(Um resumo das ponderações de Venter e de Francis Collins, chefe do Projeto Genoma Humano, nos 10 anos do anúncio do sequenciamento, pode ser lido aqui)
Essa necessidade de esmagar números em grande escala é fruto do reconhecimento do fato de que a correlação simples "um gene = uma característica" é mais uma exceção que uma regra. O corpo humano é fruto de uma rede complexa de interações e feedbacks dos genes entre si, dos genes com seus produtos, dos produtos entre si, e de tudo isso com o meio ambiente.
Mas se o genoma ainda deve demorar a produzir resultados palpáveis na medicina, ele já teve efeitos muito interessantes em outros campos da ciência -- por exemplo, na determinação do grau de parentesco do homem com animais como o chimpanzé e o camundongo.
A genômica permite, de fato, dispor os seres vivos num espectro contínuo, onde uma espécie dá lugar a outra por meio do acúmulo de uma série de mudanças moleculares que, vistas isoladamente, podem até parecer irrelevantes.
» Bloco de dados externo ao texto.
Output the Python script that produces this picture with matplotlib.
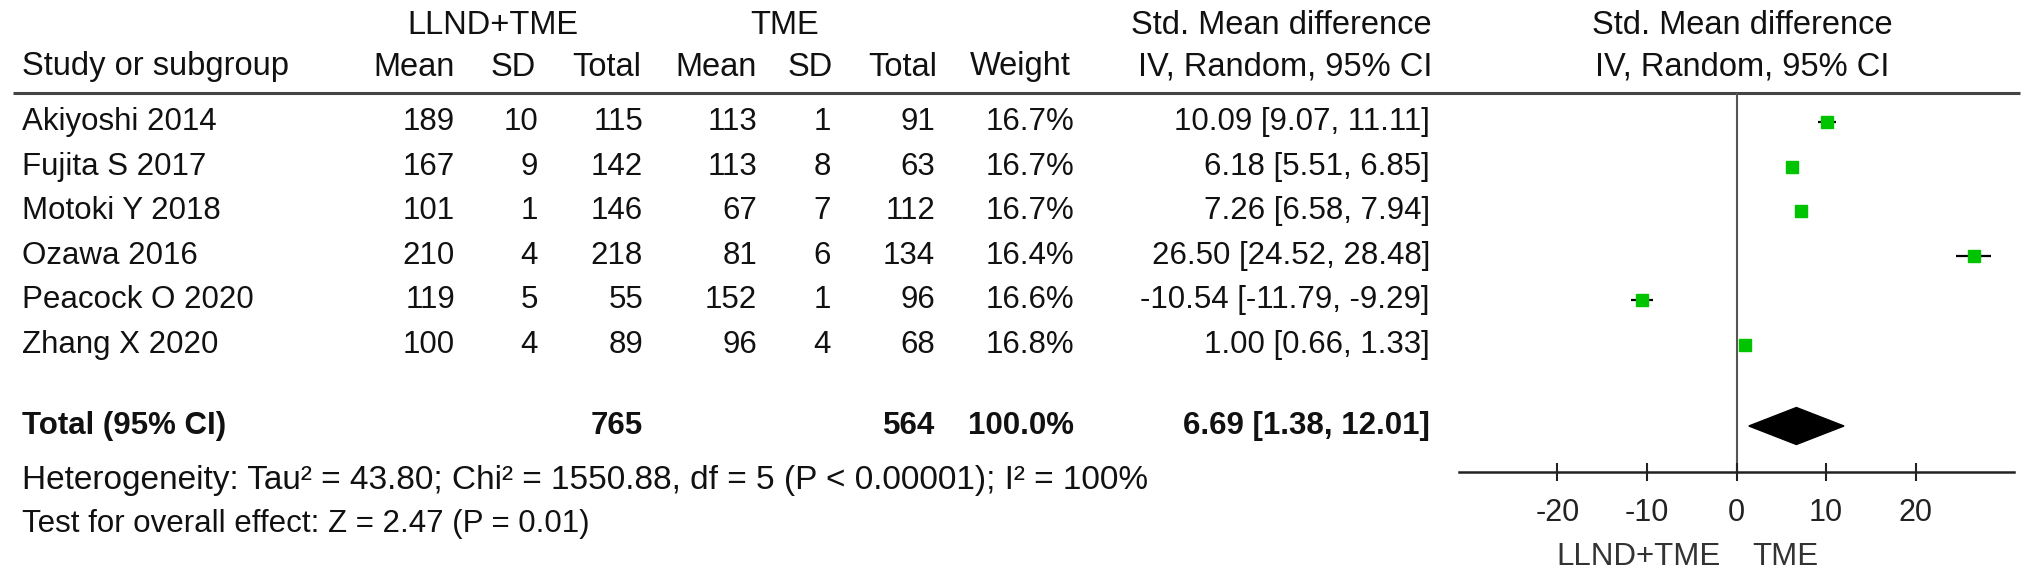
import numpy as np
import matplotlib
matplotlib.use("Agg")
import matplotlib.pyplot as plt
import matplotlib.transforms as mtransforms

plt.rcParams['font.family'] = ['Liberation Sans', 'DejaVu Sans']

# dados do forest plot
estudos = ["Akiyoshi 2014", "Fujita S 2017", "Motoki Y 2018", "Ozawa 2016",
           "Peacock O 2020", "Zhang X 2020"]
exp_media = [189, 167, 101, 210, 119, 100]
exp_dp = [10, 9, 1, 4, 5, 4]
exp_n = [115, 142, 146, 218, 55, 89]
ctl_media = [113, 113, 67, 81, 152, 96]
ctl_dp = [1, 8, 7, 6, 1, 4]
ctl_n = [91, 63, 112, 134, 96, 68]
peso = [16.7, 16.7, 16.7, 16.4, 16.6, 16.8]
smd = [10.09, 6.18, 7.26, 26.50, -10.54, 1.00]
ic_inf = [9.07, 5.51, 6.58, 24.52, -11.79, 0.66]
ic_sup = [11.11, 6.85, 7.94, 28.48, -9.29, 1.33]

total_exp = 765
total_ctl = 564
total_peso = 100.0
total_smd = 6.69
total_inf = 1.38
total_sup = 12.01

ticks = [-20, -10, 0, 10, 20]
het_txt = "Heterogeneity: Tau\u00b2 = 43.80; Chi\u00b2 = 1550.88, df = 5 (P < 0.00001); I\u00b2 = 100%"
teste_txt = "Test for overall effect: Z = 2.47 (P = 0.01)"

W, H = 2032, 578
fig = plt.figure(figsize=(W / 100, H / 100), dpi=100)

# eixo da tabela (coordenadas em pixels)
tab = fig.add_axes([0, 0, 1, 1])
tab.set_xlim(0, W)
tab.set_ylim(H, 0)
tab.axis('off')

# eixo do forest plot
x0, x1 = 1459, 2014
y_top, y_bot = 93, 472
axf = fig.add_axes([x0 / W, (H - y_bot) / H, (x1 - x0) / W, (y_bot - y_top) / H])
axf.patch.set_alpha(0)
axf.set_xlim(-31, 31)
passo = 44.6
axf.set_ylim((y_bot - 122) / passo, (y_top - 122) / passo)

linhas = np.arange(len(estudos))
linha_total = (426 - 122) / passo

# CI + quadrados
axf.hlines(linhas, ic_inf, ic_sup, color='black', lw=1.6, zorder=2)
axf.plot(smd, linhas, 's', color='#00c400', markersize=9, zorder=3)

# diamante
h = 18.5 / passo
axf.fill([total_inf, total_smd, total_sup, total_smd],
         [linha_total, linha_total - h, linha_total, linha_total + h],
         color='black', zorder=3)

axf.axvline(0, color='#555555', lw=1.5, zorder=1)

for s in ['top', 'left', 'right']:
    axf.spines[s].set_visible(False)
axf.spines['bottom'].set_color('#222222')
axf.spines['bottom'].set_linewidth(1.8)
axf.set_yticks([])
axf.set_xticks(ticks)
axf.set_xticklabels([str(t) for t in ticks])
axf.tick_params(axis='x', direction='inout', length=13, width=1.5, color='#222222',
                labelsize=22, pad=12, labelcolor='#222222')

# transformacao: x em pixels, y em linhas do forest
trans = mtransforms.blended_transform_factory(tab.transData, axf.transData)

fs = 22.5
fh = 23.5
cor = '#111111'

# cabecalhos
tab.text(493, 25, "LLND+TME", ha='center', va='center', fontsize=fh, color=cor)
tab.text(785, 25, "TME", ha='center', va='center', fontsize=fh, color=cor)
tab.text(1432, 25, "Std. Mean difference", ha='right', va='center', fontsize=fh, color=cor)
tab.text(1432, 67, "IV, Random, 95% CI", ha='right', va='center', fontsize=fh, color=cor)
tab.text(1742, 25, "Std. Mean difference", ha='center', va='center', fontsize=fh, color=cor)
tab.text(1742, 67, "IV, Random, 95% CI", ha='center', va='center', fontsize=fh, color=cor)

cols_x = [455, 536, 641, 757, 833, 937, 1071]
cols_nome = ["Mean", "SD", "Total", "Mean", "SD", "Total", "Weight"]
tab.text(22, 67, "Study or subgroup", ha='left', va='center', fontsize=fh, color=cor)
for cx, nome in zip(cols_x, cols_nome):
    tab.text(cx, 67, nome, ha='right', va='center', fontsize=fh, color=cor)

tab.hlines(y_top, 13, 2020, color='#444444', lw=2.2)

# linhas dos estudos
vals_x = [455, 538, 643, 757, 831, 935, 1074]
for i in range(len(estudos)):
    tab.text(22, i, estudos[i], transform=trans, ha='left', va='center', fontsize=fs, color=cor)
    valores = [exp_media[i], exp_dp[i], exp_n[i], ctl_media[i], ctl_dp[i], ctl_n[i],
               f"{peso[i]:.1f}%"]
    for vx, v in zip(vals_x, valores):
        tab.text(vx, i, str(v), transform=trans, ha='right', va='center', fontsize=fs, color=cor)
    tab.text(1430, i, f"{smd[i]:.2f} [{ic_inf[i]:.2f}, {ic_sup[i]:.2f}]", transform=trans,
             ha='right', va='center', fontsize=fs, color=cor)

# linha total
tab.text(22, linha_total, "Total (95% CI)", transform=trans, ha='left', va='center',
         fontsize=fs, fontweight='bold', color=cor)
tab.text(643, linha_total, str(total_exp), transform=trans, ha='right', va='center',
         fontsize=fs, fontweight='bold', color=cor)
tab.text(935, linha_total, str(total_ctl), transform=trans, ha='right', va='center',
         fontsize=fs, fontweight='bold', color=cor)
tab.text(1074, linha_total, f"{total_peso:.1f}%", transform=trans, ha='right', va='center',
         fontsize=fs, fontweight='bold', color=cor)
tab.text(1430, linha_total, f"{total_smd:.2f} [{total_inf:.2f}, {total_sup:.2f}]",
         transform=trans, ha='right', va='center', fontsize=fs, fontweight='bold', color=cor)

tab.text(22, 481, het_txt, ha='left', va='center', fontsize=24, color=cor)
tab.text(22, 524, teste_txt, ha='left', va='center', fontsize=fs, color=cor)

# rotulos abaixo do eixo
tab.text(1721, 557, "LLND+TME", ha='right', va='center', fontsize=fs, color='#333333')
tab.text(1752, 557, "TME", ha='left', va='center', fontsize=fs, color='#333333')

fig.savefig("out.png", dpi=100)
É como se, na escala do DNA, a velha distinção aristotélica entre "essência" e "acidente" perdesse toda a razão de ser. Ou como se, na história da vida na Terra, as essências não passassem de vários acúmulos de acidentes.
Outro ponto a destacar é o caráter imprevisível dos avanços da ciência. Como se vê nesta linha do tempo, o DNA foi descoberto num estudo de espermatozoides de peixes. Quase posso ouvir alguém comentando, lá nos idos de 1869: "Estudar espermatozoide de peixe? Que perda de tempo!"